(Dataset records)

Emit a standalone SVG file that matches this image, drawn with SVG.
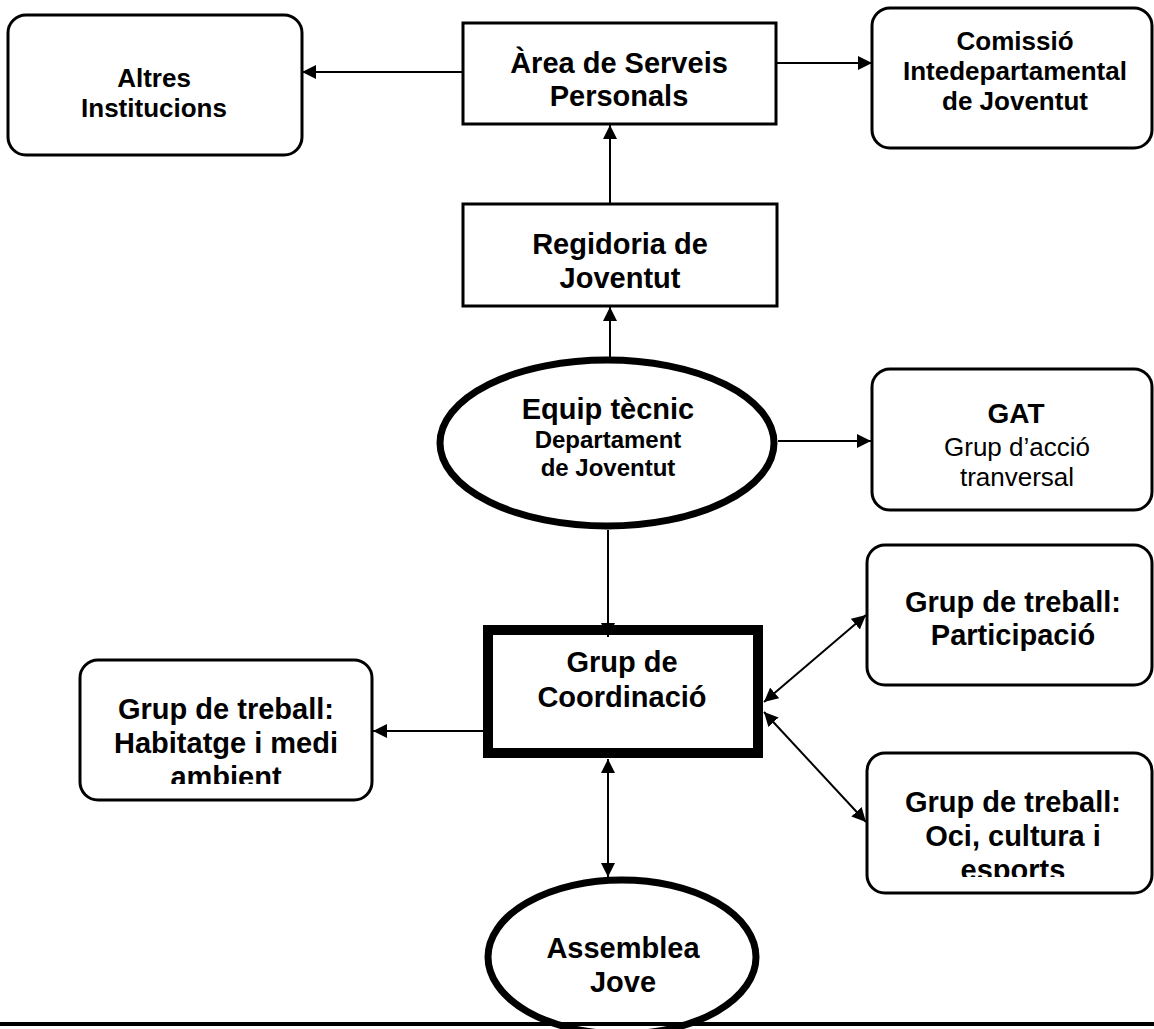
<svg xmlns="http://www.w3.org/2000/svg" width="1154" height="1029" viewBox="0 0 1154 1029">
  <defs>
    <style>
      .box { fill: #fff; stroke: #000; stroke-width: 3; }
      .rbox { fill: #fff; stroke: #000; stroke-width: 3; }
      .ell { fill: #fff; stroke: #000; stroke-width: 7; }
      .thick { fill: #fff; stroke: #000; stroke-width: 10; }
      .conn { fill: none; stroke: #000; stroke-width: 2; }
      .t { font-family: "Liberation Sans", Arial, sans-serif; font-weight: bold; font-size: 29px; fill: #000; text-anchor: middle; }
      .t26 { font-size: 26px; }
      .t24 { font-size: 24px; }
      .reg { font-weight: normal; font-size: 26px; }
    </style>
    <marker id="arr" viewBox="0 0 14 14" refX="14" refY="7" markerWidth="14" markerHeight="14" markerUnits="userSpaceOnUse" orient="auto-start-reverse">
      <path d="M0,0 L14,7 L0,14 z" fill="#000"/>
    </marker>
    <clipPath id="clipHab"><rect x="80" y="660" width="292" height="124"/></clipPath>
    <clipPath id="clipOci"><rect x="867" y="753" width="285" height="124"/></clipPath>
  </defs>
  <rect x="0" y="0" width="1154" height="1029" fill="#fff"/>

  <g id="altres">
    <rect class="rbox" x="8" y="15" width="294" height="140" rx="18" ry="18"/>
    <text class="t t26" x="154" y="87">Altres</text>
    <text class="t t26" x="154" y="117">Institucions</text>
  </g>

  <g id="area">
    <rect class="box" x="463" y="23" width="313" height="101"/>
    <text class="t" x="619" y="73">Àrea de Serveis</text>
    <text class="t" x="619" y="106">Personals</text>
  </g>

  <g id="comissio">
    <rect class="rbox" x="872" y="8" width="280" height="140" rx="18" ry="18"/>
    <text class="t t26" x="1015" y="50">Comissió</text>
    <text class="t t26" x="1015" y="80">Intedepartamental</text>
    <text class="t t26" x="1015" y="110">de Joventut</text>
  </g>

  <g id="regidoria">
    <rect class="box" x="463" y="204" width="314" height="102"/>
    <text class="t" x="620" y="254">Regidoria de</text>
    <text class="t" x="620" y="288">Joventut</text>
  </g>

  <g id="equip">
    <ellipse class="ell" cx="607" cy="443" rx="167" ry="83"/>
    <text class="t" x="608" y="419">Equip tècnic</text>
    <text class="t t24" x="608" y="448">Departament</text>
    <text class="t t24" x="608" y="476">de Joventut</text>
  </g>

  <g id="gat">
    <rect class="rbox" x="872" y="369" width="280" height="141" rx="18" ry="18"/>
    <text class="t" x="1016" y="423" style="font-size:28px">GAT</text>
    <text class="t reg" x="1017" y="456">Grup d’acció</text>
    <text class="t reg" x="1017" y="486">tranversal</text>
  </g>

  <g id="coordinacio">
    <rect class="thick" x="488" y="630" width="270" height="123"/>
    <text class="t" x="622" y="672">Grup de</text>
    <text class="t" x="622" y="707">Coordinació</text>
  </g>

  <g id="habitatge">
    <rect class="rbox" x="80" y="660" width="292" height="140" rx="18" ry="18"/>
    <g clip-path="url(#clipHab)">
      <text class="t" x="226" y="719">Grup de treball:</text>
      <text class="t" x="226" y="753">Habitatge i medi</text>
      <text class="t" x="226" y="787">ambient</text>
    </g>
  </g>

  <g id="participacio">
    <rect class="rbox" x="867" y="545" width="285" height="140" rx="18" ry="18"/>
    <text class="t" x="1013" y="612">Grup de treball:</text>
    <text class="t" x="1013" y="645">Participació</text>
  </g>

  <g id="oci">
    <rect class="rbox" x="867" y="753" width="285" height="140" rx="18" ry="18"/>
    <g clip-path="url(#clipOci)">
      <text class="t" x="1013" y="812">Grup de treball:</text>
      <text class="t" x="1013" y="846">Oci, cultura i</text>
      <text class="t" x="1013" y="880">esports</text>
    </g>
  </g>

  <g id="assemblea">
    <ellipse class="ell" cx="622" cy="957" rx="134" ry="77"/>
    <text class="t" x="623" y="958">Assemblea</text>
    <text class="t" x="623" y="992">Jove</text>
  </g>

  <g id="connectors">
    <line class="conn" x1="463" y1="72" x2="302" y2="72" marker-end="url(#arr)"/>
    <line class="conn" x1="776" y1="63" x2="872" y2="63" marker-end="url(#arr)"/>
    <line class="conn" x1="610" y1="204" x2="610" y2="125" marker-end="url(#arr)"/>
    <line class="conn" x1="610" y1="357" x2="610" y2="307" marker-end="url(#arr)"/>
    <line class="conn" x1="778" y1="441" x2="871" y2="441" marker-end="url(#arr)"/>
    <line class="conn" x1="608" y1="530" x2="608" y2="637" marker-end="url(#arr)"/>
    <line class="conn" x1="483" y1="731" x2="373" y2="731" marker-end="url(#arr)"/>
    <line class="conn" x1="764" y1="702" x2="866" y2="615" marker-start="url(#arr)" marker-end="url(#arr)"/>
    <line class="conn" x1="764" y1="712" x2="866" y2="822" marker-start="url(#arr)" marker-end="url(#arr)"/>
    <line class="conn" x1="608" y1="759" x2="608" y2="877" marker-start="url(#arr)" marker-end="url(#arr)"/>
  </g>

  <line id="baseline" x1="0" y1="1024" x2="1154" y2="1024" stroke="#000" stroke-width="4"/>
</svg>
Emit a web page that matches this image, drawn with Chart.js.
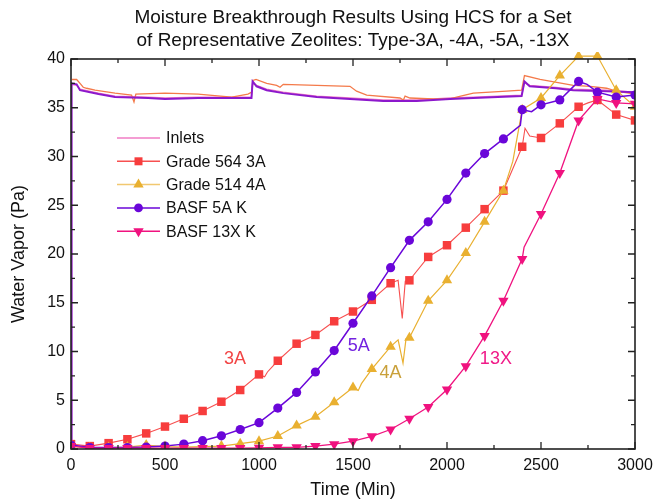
<!DOCTYPE html>
<html><head><meta charset="utf-8">
<script src="https://cdn.jsdelivr.net/npm/chart.js@4.4.1/dist/chart.umd.min.js"></script>
<style>html,body{margin:0;padding:0;background:#fff}#wrap{width:653px;height:501px;position:relative}</style>
</head><body><div id="wrap"><canvas id="c"></canvas></div>
<script>
const titleLines = ["Moisture Breakthrough Results Using HCS for a Set", "of Representative Zeolites: Type-3A, -4A, -5A, -13X"];
const xTitle = "Time (Min)";
const yTitle = "Water Vapor (Pa)";
const xTickValues = [0, 500, 1000, 1500, 2000, 2500, 3000];
const yTickValues = [0, 5, 10, 15, 20, 25, 30, 35, 40];
const legendLabels = ["Inlets", "Grade 564 3A", "Grade 514 4A", "BASF 5A K", "BASF 13X K"];
const curveLabels = ["3A", "5A", "4A", "13X"];

// Grade 564 3A
const t3A = [0,100,200,300,400,500,600,700,800,900,1000,1030,1045,1100,1200,1300,1400,1500,1600,1700,1740,1762,1778,1800,1900,2000,2100,2200,2300,2400,2415,2440,2500,2600,2700,2750,2800,2900,3000];
const v3A = [0.5,0.3,0.6,1.0,1.6,2.3,3.1,3.9,4.85,6.05,7.65,7.4,7.9,9.05,10.8,11.7,13.1,14.1,15.3,17.0,17.3,13.4,17.2,17.3,19.7,20.9,22.7,24.6,26.5,31.0,32.9,32.1,31.9,33.4,35.1,35.5,35.8,34.3,33.7];
// Grade 514 4A
const t4A = [0,100,200,300,400,500,600,700,800,900,1000,1100,1200,1300,1400,1500,1528,1545,1600,1700,1740,1766,1782,1800,1900,2000,2100,2200,2300,2350,2400,2500,2600,2700,2800,2900,3000];
const v4A = [0.3,0.1,0.15,0.2,0.4,0.25,0.2,0.25,0.3,0.55,0.8,1.33,2.4,3.3,4.8,6.3,6.0,6.7,8.2,10.5,11.2,8.8,11.3,11.4,15.2,17.3,20.1,23.3,26.5,29.5,34.8,36.0,38.3,40.3,40.3,36.8,35.1];
// BASF 5A K
const t5A = [0,100,200,300,400,500,600,700,800,900,1000,1100,1200,1300,1400,1500,1600,1700,1800,1900,2000,2100,2200,2300,2390,2400,2450,2500,2600,2700,2745,2800,2900,3000];
const v5A = [0.4,0.15,0.15,0.15,0.2,0.3,0.5,0.85,1.35,2.0,2.7,4.2,5.8,7.9,10.1,12.9,15.7,18.6,21.4,23.3,25.6,28.3,30.3,31.8,33.2,34.8,34.6,35.3,35.8,37.7,37.4,36.6,36.1,36.3];
// BASF 13X K
const t13X = [0,100,200,300,400,500,600,700,800,900,1000,1100,1200,1300,1400,1500,1600,1700,1800,1900,2000,2100,2200,2300,2400,2410,2500,2600,2700,2800,2900,3000];
const v13X = [0.3,0.1,0.1,0.1,0.1,0.1,0.1,0.1,0.1,0.1,0.12,0.17,0.17,0.3,0.5,0.8,1.3,2.0,3.1,4.3,6.1,8.5,11.6,15.2,19.5,20.7,24.1,28.3,33.7,35.9,35.5,35.4];
// Inlet traces
const tInletA = [5,30,48,65,83,128,234,322,335,345,500,676,855,941,962,968,984,1041,1094,1112,1129,1307,1484,1519,1573,1750,1768,1777,1803,1927,2016,2051,2140,2317,2397,2412,2495,2672,2761,2849,2900,3000];
const vInletA = [37.9,37.9,37.5,37.1,37.0,36.8,36.5,36.3,35.6,36.4,36.5,36.4,36.1,36.4,36.6,37.8,37.9,37.5,37.3,37.1,37.4,37.3,37.2,36.7,36.3,36.0,35.8,36.2,36.0,35.9,35.9,36.1,36.5,36.7,36.8,38.3,37.9,37.3,37.2,37.0,36.7,36.4];
const tInletB = [0,3,30,48,146,234,410,500,676,960,966,987,1041,1129,1307,1484,1661,1839,2016,2140,2397,2412,2440,2580,2672,2849,3000];
const vInletB = [0,37.5,37.4,36.8,36.4,36.1,36.0,35.9,36.0,36.0,37.7,37.2,36.8,36.5,36.1,35.9,35.7,35.7,35.9,36.0,36.2,37.7,37.2,37.0,36.8,36.7,36.6];
const tInletC = [0,3,30,48,146,234,410,500,676,960,966,987,1041,1129,1307,1484,1661,1839,2016,2140,2397,2412,2440,2580,2672,2849,3000];
const vInletC = [0,37.4,37.3,36.9,36.5,36.2,36.1,36.0,36.1,36.1,37.6,37.3,36.9,36.6,36.2,36.0,35.8,35.8,36.0,36.1,36.3,37.6,37.3,37.1,36.9,36.8,36.6];

const pts = (t, v) => t.map((x, i) => ({x: x, y: v[i]}));
const FONT = "'Liberation Sans', Arial, sans-serif";
const markR = (r) => (ctx) => (ctx.raw && ctx.raw.x % 100 === 0 ? r : 0);

const C3A = '#f73d3d', C4A = '#e9b030', C5A = '#6a06d9', C13X = '#f0127f';
const CInA = '#f47a4a', CInB = '#8c18cc', CInC = '#f07cc4';

const datasets = [
  {label: legendLabels[4], data: pts(t13X, v13X), borderColor: C13X, backgroundColor: C13X, borderWidth: 1.3,
   pointStyle: 'triangle', rotation: 180, pointRadius: markR(6), order: 1},
  {label: legendLabels[3], data: pts(t5A, v5A), borderColor: C5A, backgroundColor: C5A, borderWidth: 1.5,
   pointStyle: 'circle', pointRadius: markR(4.6), order: 2},
  {label: legendLabels[2], data: pts(t4A, v4A), borderColor: C4A, backgroundColor: C4A, borderWidth: 1.2,
   pointStyle: 'triangle', pointRadius: markR(6), order: 3, clip: {left: 0, top: 7, right: 0, bottom: 0}},
  {label: legendLabels[1], data: pts(t3A, v3A), borderColor: '#f75050', backgroundColor: C3A, borderWidth: 1.1,
   pointStyle: 'rect', pointRadius: markR(6), order: 4},
  {label: 'inletB', data: pts(tInletB, vInletB), borderColor: CInB, borderWidth: 2, pointRadius: 0, order: 5},
  {label: 'inletA', data: pts(tInletA, vInletA), borderColor: CInA, borderWidth: 1.3, pointRadius: 0, order: 6},
  {label: legendLabels[0], data: pts(tInletC, vInletC), borderColor: CInC, borderWidth: 1.3, pointRadius: 0, order: 7}
];
datasets.forEach(d => { d.showLine = true; d.pointBorderWidth = 0; d.pointHoverRadius = 0; d.tension = 0; });

const legendItems = [
  {text: legendLabels[0], line: CInC, mark: null},
  {text: legendLabels[1], line: '#f75050', mark: C3A, style: 'rect', r: 4},
  {text: legendLabels[2], line: '#f1c870', mark: C4A, style: 'triangle', r: 6},
  {text: legendLabels[3], line: C5A, mark: C5A, style: 'circle', r: 4.4},
  {text: legendLabels[4], line: C13X, mark: C13X, style: 'triangleDown', r: 6}
];
const curveLabelStyle = [
  {text: curveLabels[0], color: '#f24545', x: 872, y: 9.2},
  {text: curveLabels[1], color: '#7322e0', x: 1530, y: 10.6},
  {text: curveLabels[2], color: '#c9a03a', x: 1700, y: 7.8},
  {text: curveLabels[3], color: '#f01a88', x: 2260, y: 9.2}
];

function marker(ctx, style, r, cx, cy) {
  ctx.beginPath();
  if (style === 'rect') { ctx.rect(cx - r, cy - r, 2 * r, 2 * r); }
  else if (style === 'circle') { ctx.arc(cx, cy, r, 0, Math.PI * 2); }
  else {
    const s = style === 'triangle' ? 1 : -1;
    for (let k = 0; k < 3; k++) {
      const ang = k * 2 * Math.PI / 3;
      const px = cx + Math.sin(ang) * r, py = cy - s * Math.cos(ang) * r;
      if (k === 0) ctx.moveTo(px, py); else ctx.lineTo(px, py);
    }
    ctx.closePath();
  }
  ctx.fill();
}

const decor = {
  id: 'decor',
  afterDraw(chart) {
    const {ctx, chartArea: a, scales: {x, y}} = chart;
    ctx.save();
    ctx.strokeStyle = '#222'; ctx.lineWidth = 1.6;
    ctx.strokeRect(a.left, a.top, a.right - a.left, a.bottom - a.top);
    ctx.lineWidth = 1.3;
    ctx.beginPath();
    for (let v = 0; v <= 3000; v += 250) {
      const px = x.getPixelForValue(v); const L = v % 500 === 0 ? 7 : 4;
      ctx.moveTo(px, a.bottom); ctx.lineTo(px, a.bottom - L);
      ctx.moveTo(px, a.top); ctx.lineTo(px, a.top + L);
    }
    for (let v = 0; v <= 40; v += 2.5) {
      const py = y.getPixelForValue(v); const L = v % 5 === 0 ? 7 : 4;
      ctx.moveTo(a.left, py); ctx.lineTo(a.left + L, py);
      ctx.moveTo(a.right, py); ctx.lineTo(a.right - L, py);
    }
    ctx.stroke();
    ctx.fillStyle = '#111'; ctx.textAlign = 'center'; ctx.textBaseline = 'middle';
    ctx.font = '19px ' + FONT;
    const cx = (a.left + a.right) / 2;
    ctx.fillText(titleLines[0], cx, 18);
    ctx.fillText(titleLines[1], cx, 41);
    ctx.font = '18px ' + FONT;
    ctx.fillText(xTitle, cx, 490);
    ctx.save(); ctx.translate(19, (a.top + a.bottom) / 2); ctx.rotate(-Math.PI / 2);
    ctx.fillText(yTitle, 0, 0); ctx.restore();
    ctx.font = '18px ' + FONT;
    curveLabelStyle.forEach(l => {
      ctx.fillStyle = l.color;
      ctx.fillText(l.text, x.getPixelForValue(l.x), y.getPixelForValue(l.y));
    });
    ctx.font = '16px ' + FONT; ctx.textAlign = 'left';
    legendItems.forEach((it, i) => {
      const yy = 138 + i * 23.3;
      ctx.strokeStyle = it.line; ctx.lineWidth = 1.5;
      ctx.beginPath(); ctx.moveTo(117, yy); ctx.lineTo(160, yy); ctx.stroke();
      if (it.mark) { ctx.fillStyle = it.mark; marker(ctx, it.style, it.r, 138.5, yy); }
      ctx.fillStyle = '#111';
      ctx.fillText(it.text, 166, yy + 1);
    });
    ctx.restore();
  }
};

new Chart(document.getElementById('c'), {
  type: 'scatter',
  data: {datasets},
  plugins: [decor],
  options: {
    responsive: true, maintainAspectRatio: false, animation: false,
    layout: {padding: {top: 59, right: 18, left: 0, bottom: 0}},
    plugins: {legend: {display: false}, title: {display: false}, tooltip: {enabled: false}},
    scales: {
      x: {type: 'linear', min: 0, max: 3000,
        afterBuildTicks: s => { s.ticks = xTickValues.map(v => ({value: v})); },
        afterFit: s => { s.height = 52; s.paddingLeft = 0; s.paddingRight = 0; },
        grid: {display: false, drawTicks: false}, border: {display: false},
        ticks: {color: '#111', font: {family: FONT, size: 16}, padding: 7, maxRotation: 0, callback: v => String(v)}},
      y: {type: 'linear', min: 0, max: 40,
        afterBuildTicks: s => { s.ticks = yTickValues.map(v => ({value: v})); },
        afterFit: s => { s.width = 71; s.paddingTop = 0; s.paddingBottom = 0; },
        grid: {display: false, drawTicks: false}, border: {display: false},
        ticks: {color: '#111', font: {family: FONT, size: 16}, padding: 6, callback: v => String(v)}}
    }
  }
});
</script></body></html>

Instructions to follow: How many of these lines contain "this"? Write only the number.

Output below: 2